Former Egyptian Prime Minister Ahmed Shafiq has re-emerged in Cairo following fears he may have been kidnapped upon his return to Egypt from the United Arab Emirates on Saturday.

After losing contact with Shafiq after his arrival at a military airport, his daughter told Reuters she considered him "kidnapped".

However a statement from his lawyer Dina Adly released Sunday night said that his health was good and that he was not subject to any investigations by Egyptian authorities.

"I had a meeting with Shafiq an hour ago at one of the hotels in Maadi," Adly wrote on Facebook.

Shortly after the lawyer’s statement, Shafiq himself gave a telephone interview to Dream 2 TV channel reiterating that he had not been detained or kidnapped.

However, he said that he may reconsider participating in the Egyptian elections after he had reaquainted himself with his native country.

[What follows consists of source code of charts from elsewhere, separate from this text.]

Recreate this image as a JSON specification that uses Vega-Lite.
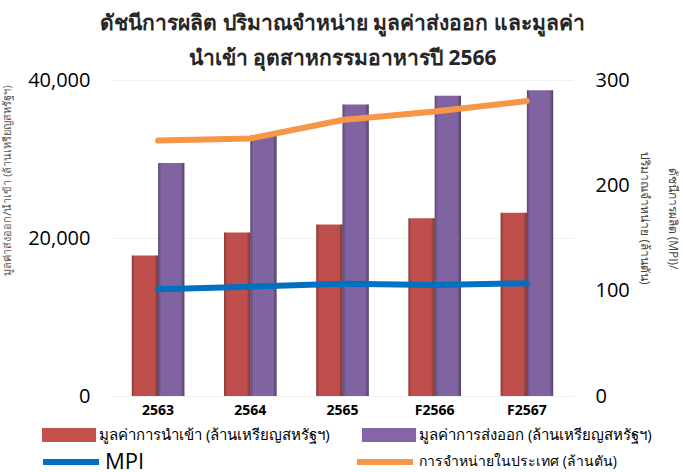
{
  "$schema": "https://vega.github.io/schema/vega-lite/v6.json",
  "width": 461,
  "height": 316,
  "autosize": {"type": "none"},
  "padding": {"left": 112, "top": 80, "right": 110, "bottom": 76},
  "background": "white",
  "title": {
    "text": ["ดัชนีการผลิต ปริมาณจำหน่าย มูลค่าส่งออก และมูลค่า", "นำเข้า อุตสาหกรรมอาหารปี 2566"],
    "fontSize": 21,
    "fontWeight": "bold",
    "color": "#262626",
    "lineHeight": 35,
    "offset": 1,
    "anchor": "middle"
  },
  "data": {
    "values": [
      {"ปี": "2563", "นำเข้า": 17800, "ส่งออก": 29500, "MPI": 101.3, "จำหน่าย": 242.5},
      {"ปี": "2564", "นำเข้า": 20700, "ส่งออก": 33000, "MPI": 103.8, "จำหน่าย": 244.5},
      {"ปี": "2565", "นำเข้า": 21700, "ส่งออก": 36900, "MPI": 106.5, "จำหน่าย": 262},
      {"ปี": "F2566", "นำเข้า": 22500, "ส่งออก": 38000, "MPI": 105.3, "จำหน่าย": 270},
      {"ปี": "F2567", "นำเข้า": 23200, "ส่งออก": 38700, "MPI": 107, "จำหน่าย": 280}
    ]
  },
  "encoding": {
    "x": {
      "field": "ปี",
      "type": "ordinal",
      "sort": null,
      "scale": {"type": "band", "paddingInner": 0.43, "paddingOuter": 0.215},
      "axis": {
        "title": null,
        "labelAngle": 0,
        "labelFontWeight": "bold",
        "labelFontSize": 14,
        "labelColor": "#000000",
        "labelPadding": 7,
        "ticks": false,
        "domain": false
      }
    }
  },
  "layer": [
    {
      "transform": [{"fold": ["นำเข้า", "ส่งออก"], "as": ["ประเภท", "มูลค่า"]}],
      "encoding": {
        "xOffset": {
          "field": "ประเภท",
          "type": "nominal",
          "scale": {"domain": ["นำเข้า", "ส่งออก"], "paddingInner": 0, "paddingOuter": 0}
        },
        "y": {
          "field": "มูลค่า",
          "type": "quantitative",
          "scale": {"domain": [0, 40000]},
          "axis": {
            "values": [0, 20000, 40000],
            "format": ",d",
            "labelFontSize": 20,
            "labelColor": "#000000",
            "labelPadding": 22,
            "ticks": false,
            "domain": false,
            "grid": true,
            "gridColor": "#f0f0f0",
            "title": "มูลค่าส่งออก/นำเข้า (ล้านเหรียญสหรัฐฯ)",
            "titleFontSize": 11,
            "titleFontWeight": "normal",
            "titleColor": "#595959",
            "titleX": -100,
            "titleY": 100
          }
        }
      },
      "layer": [
        {
          "mark": {"type": "bar"},
          "encoding": {
            "fill": {
              "field": "ประเภท",
              "type": "nominal",
              "scale": {"domain": ["นำเข้า", "ส่งออก"], "range": ["#C4514E", "#8466A6"]},
              "legend": {
                "orient": "none",
                "legendX": -70,
                "legendY": 328,
                "direction": "horizontal",
                "columns": 2,
                "columnPadding": 32,
                "title": null,
                "symbolType": "M-1,-0.26H1V0.26H-1Z",
                "symbolSize": 2916,
                "symbolStrokeWidth": 0,
                "labelOffset": 3,
                "labelFontSize": 15,
                "labelColor": "#000000",
                "labelLimit": 400,
                "labelExpr": "datum.value === 'นำเข้า' ? 'มูลค่าการนำเข้า (ล้านเหรียญสหรัฐฯ)' : 'มูลค่าการส่งออก (ล้านเหรียญสหรัฐฯ)'"
              }
            }
          }
        },
        {
          "mark": {
            "type": "bar",
            "fill": {
              "gradient": "linear",
              "x1": 0, "y1": 0, "x2": 1, "y2": 0,
              "stops": [
                {"offset": 0, "color": "rgba(0,0,0,0.30)"},
                {"offset": 0.12, "color": "rgba(0,0,0,0.03)"},
                {"offset": 0.86, "color": "rgba(0,0,0,0.03)"},
                {"offset": 1, "color": "rgba(0,0,0,0.38)"}
              ]
            }
          }
        }
      ]
    },
    {
      "transform": [{"fold": ["MPI", "จำหน่าย"], "as": ["ชุด", "ค่า"]}],
      "mark": {"type": "line", "strokeWidth": 6, "strokeCap": "round", "strokeJoin": "round"},
      "encoding": {
        "y": {
          "field": "ค่า",
          "type": "quantitative",
          "scale": {"domain": [0, 300]},
          "axis": {
            "orient": "right",
            "values": [0, 100, 200, 300],
            "labelFontSize": 20,
            "labelColor": "#000000",
            "labelPadding": 22,
            "ticks": false,
            "domain": false,
            "grid": false,
            "title": ["ดัชนีการผลิต (MPI)/", "ปริมาณจำหน่าย (ล้านตัน)"],
            "titleAngle": 90,
            "titleFontSize": 12,
            "titleFontWeight": "normal",
            "titleColor": "#404040",
            "titleLineHeight": 28,
            "titleX": 92,
            "titleY": 138
          }
        },
        "stroke": {
          "field": "ชุด",
          "type": "nominal",
          "scale": {"domain": ["MPI", "จำหน่าย"], "range": ["#0070C0", "#F79646"]},
          "legend": {
            "orient": "none",
            "legendX": -72,
            "legendY": 351,
            "direction": "horizontal",
            "columns": 2,
            "columnPadding": 200,
            "title": null,
            "symbolType": "stroke",
            "symbolSize": 3136,
            "symbolStrokeWidth": 6,
            "labelOffset": 3,
            "labelFontSize": 14,
            "labelColor": "#000000",
            "labelLimit": 400,
            "labelExpr": "datum.value === 'MPI' ? 'MPI' : 'การจำหน่ายในประเทศ  (ล้านตัน)'",
            "encode": {
              "labels": {
                "update": {"fontSize": {"signal": "datum.value === 'MPI' ? 22 : 14"}}
              }
            }
          }
        }
      }
    }
  ],
  "resolve": {"scale": {"y": "independent"}},
  "config": {
    "view": {"stroke": null},
    "font": "Open Sans",
    "axis": {"labelFont": "Open Sans", "titleFont": "Open Sans"},
    "legend": {"labelFont": "Open Sans"}
  }
}
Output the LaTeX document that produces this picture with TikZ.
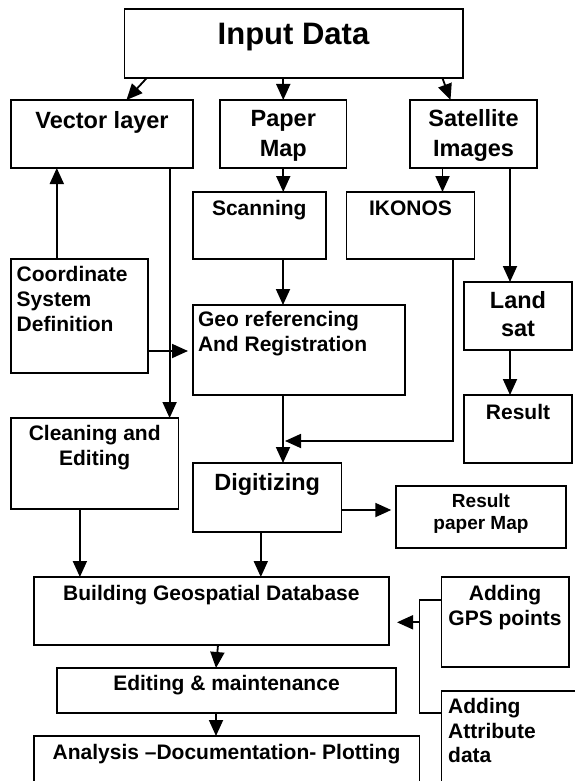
\documentclass[tikz,border=0pt]{standalone}
\usepackage{fontspec}
\setmainfont{Liberation Sans}
\usetikzlibrary{arrows.meta}
\begin{document}
\begin{tikzpicture}[x=1pt,y=-1pt,
  box/.style={draw, line width=1.8pt, inner sep=0pt, outer sep=0pt, anchor=north west},
  conn/.style={line width=1.8pt, -{Triangle[length=16pt,width=14pt]}},
  plain/.style={line width=1.8pt},
  tA/.style={inner sep=0pt, anchor=base, font=\fontsize{31}{36}\selectfont\bfseries},
  tB/.style={inner sep=0pt, anchor=base, font=\fontsize{23.5}{28}\selectfont\bfseries},
  tC/.style={inner sep=0pt, anchor=base, font=\fontsize{21}{25}\selectfont\bfseries},
  tD/.style={inner sep=0pt, anchor=base, font=\fontsize{19}{22}\selectfont\bfseries},
  lw/.style={anchor=base west}]
\useasboundingbox (0,0) rectangle (575,781);
\clip (0,0) rectangle (575,781);
% boxes
\node[box, minimum width=338.1pt, minimum height=69pt] (inp) at (124.5,9.3) {};
\node[box, minimum width=182pt, minimum height=68pt] (vec) at (11,100) {};
\node[box, minimum width=126.5pt, minimum height=68pt] (pap) at (220,100) {};
\node[box, minimum width=127pt, minimum height=68pt] (sat) at (410,100) {};
\node[box, minimum width=132.6pt, minimum height=67pt] (scan) at (193,192) {};
\node[box, minimum width=127.9pt, minimum height=67pt] (iko) at (346.5,192) {};
\node[box, minimum width=136.6pt, minimum height=114pt] (coord) at (11,259) {};
\node[box, minimum width=211.8pt, minimum height=90pt] (geo) at (193,305) {};
\node[box, minimum width=108pt, minimum height=68pt] (land) at (464,282) {};
\node[box, minimum width=108pt, minimum height=68pt] (res) at (464,395) {};
\node[box, minimum width=167.4pt, minimum height=91pt] (clean) at (11,418) {};
\node[box, minimum width=148.4pt, minimum height=69pt] (dig) at (193,463) {};
\node[box, minimum width=169.7pt, minimum height=62pt] (rpm) at (396.3,486) {};
\node[box, minimum width=355.3pt, minimum height=68pt] (build) at (33.7,577) {};
\node[box, minimum width=127.5pt, minimum height=90pt] (gps) at (441.4,577) {};
\node[box, minimum width=339.5pt, minimum height=45pt] (edit) at (56.8,668) {};
\node[box, minimum width=385.7pt, minimum height=64pt] (ana) at (33.7,736) {};
\node[box, minimum width=158.6pt, minimum height=109pt] (attr) at (441.4,691) {};
% texts
\node[tA] (tinp) at (293.5,45) {Input Data};
\node[tB] (tvec) at (102,128.3) {Vector layer};
\node[tB] (tpap1) at (283.25,127) {Paper};
\node[tB] (tpap2) at (283.25,156) {Map};
\node[tB] (tsat1) at (473.5,127) {Satellite};
\node[tB] (tsat2) at (473.5,156) {Images};
\node[tC] (tscan) at (259.3,215) {Scanning};
\node[tC] (tiko) at (410.5,215) {IKONOS};
\node[tC,lw] (tco1) at (16.5,281.7) {Coordinate};
\node[tC,lw] (tco2) at (16.5,306.7) {System};
\node[tC,lw] (tco3) at (16.5,331.7) {Definition};
\node[tC,lw] (tgeo1) at (197.8,326.7) {Geo referencing};
\node[tC,lw] (tgeo2) at (197.8,351.7) {And Registration};
\node[tB] (tland1) at (518,308.3) {Land};
\node[tB] (tland2) at (518,336) {sat};
\node[tC] (tres) at (518,419.3) {Result};
\node[tC] (tcl1) at (94.7,440) {Cleaning and};
\node[tC] (tcl2) at (94.7,465) {Editing};
\node[tB] (tdig) at (267.2,490) {Digitizing};
\node[tD] (trpm1) at (481,507.3) {Result};
\node[tD] (trpm2) at (481,529) {paper Map};
\node[tC] (tbuild) at (211.4,600.7) {Building Geospatial Database};
\node[tC] (tgps1) at (505,600.7) {Adding};
\node[tC] (tgps2) at (505,625) {GPS points};
\node[tC] (tedit) at (226.5,690.7) {Editing \& maintenance};
\node[tC] (tana) at (226.5,759.3) {Analysis –Documentation- Plotting};
\node[tC,lw] (tat1) at (448,713.3) {Adding};
\node[tC,lw] (tat2) at (448,738) {Attribute};
\node[tC,lw] (tat3) at (448,762.7) {data};
% connectors
\draw[conn] ([xshift=22pt]inp.south west) -- ([xshift=115.4pt]vec.north west);
\draw[conn] (inp.south -| pap.north) -- (pap.north);
\draw[conn] ([xshift=318pt]inp.south west) -- ([xshift=40.5pt]sat.north west);
\draw[conn] (pap.south) -- (pap.south |- scan.north);
\draw[conn] ([xshift=32.5pt]sat.south west) -- ([xshift=96pt]iko.north west);
\draw[conn] ([xshift=158.6pt]vec.south west) -- ([xshift=158.6pt]clean.north west);
\draw[conn] ([xshift=45.8pt]coord.north west) -- ([xshift=45.8pt]vec.south west);
\draw[conn] ([xshift=100pt]sat.south west) -- ([xshift=46pt]land.north west);
\draw[conn] ([xshift=46pt]land.south west) -- ([xshift=46pt]res.north west);
\draw[conn] ([xshift=90pt]scan.south west) -- ([xshift=90pt]geo.north west);
\draw[conn, shorten >=5pt] ([yshift=22pt]coord.south east) -- ([yshift=-46pt]geo.north west);
\draw[conn] ([xshift=90pt]geo.south west) -- ([xshift=90pt]dig.north west);
\coordinate (j1) at ([xshift=92pt,yshift=-46pt]geo.south west);
\draw[conn] ([xshift=106.5pt]iko.south west) |- (j1);
\draw[conn, shorten >=5pt] ([yshift=22pt]dig.south east) -- ([yshift=-24pt]rpm.north west);
\draw[conn] ([xshift=68.9pt]clean.south west) -- ([xshift=46.2pt]build.north west);
\draw[conn] ([xshift=67.8pt]dig.south west) -- ([xshift=227.1pt]build.north west);
\coordinate (k1) at ([xshift=-22pt,yshift=-45.3pt]gps.north west);
\draw[plain] ([yshift=-23pt]gps.north west) -- ++(-22pt,0) |- ([yshift=-22pt]attr.north west);
\draw[conn, shorten >=8pt] (k1) -- (k1 -| build.east);
\draw[conn] ([xshift=184.3pt]build.south west) -- ([xshift=159.2pt]edit.north west);
\draw[conn] ([xshift=159.2pt]edit.south west) -- ([xshift=182.3pt]ana.north west);
\end{tikzpicture}
\end{document}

Shafiq's candidacy would see him stand against President Abdel Fattah al-Sisi, who has yet to officially declare his candidacy. It seems certain, however, that Sisi will run and dominate what are expected to be tightly controlled elections next year.

Egypt's Foreign Minister Sameh Hassan Shoukry said on Friday that he saw "no reason" why the country's ex-premier should not run for president.

A former aviation minister and air force general, Shafiq was hastily appointed prime minister by Hosni Mubarak in 2011 before the longtime leader was ousted by a popular uprising.

Shafiq did not last long in the job after Mubarak's overthrow and in the presidential race held the following year finished closely behind the winner, Mohammad Morsi.

Shafiq, who left Egypt in 2012 for the UAE, was tried in absentia on corruption charges after his election defeat but was acquitted.

The UAE has been a firm supporter of President Sisi and have been linked to the military coup that overthrew Egypt's first democratically-elected government led by Morsi in 2013.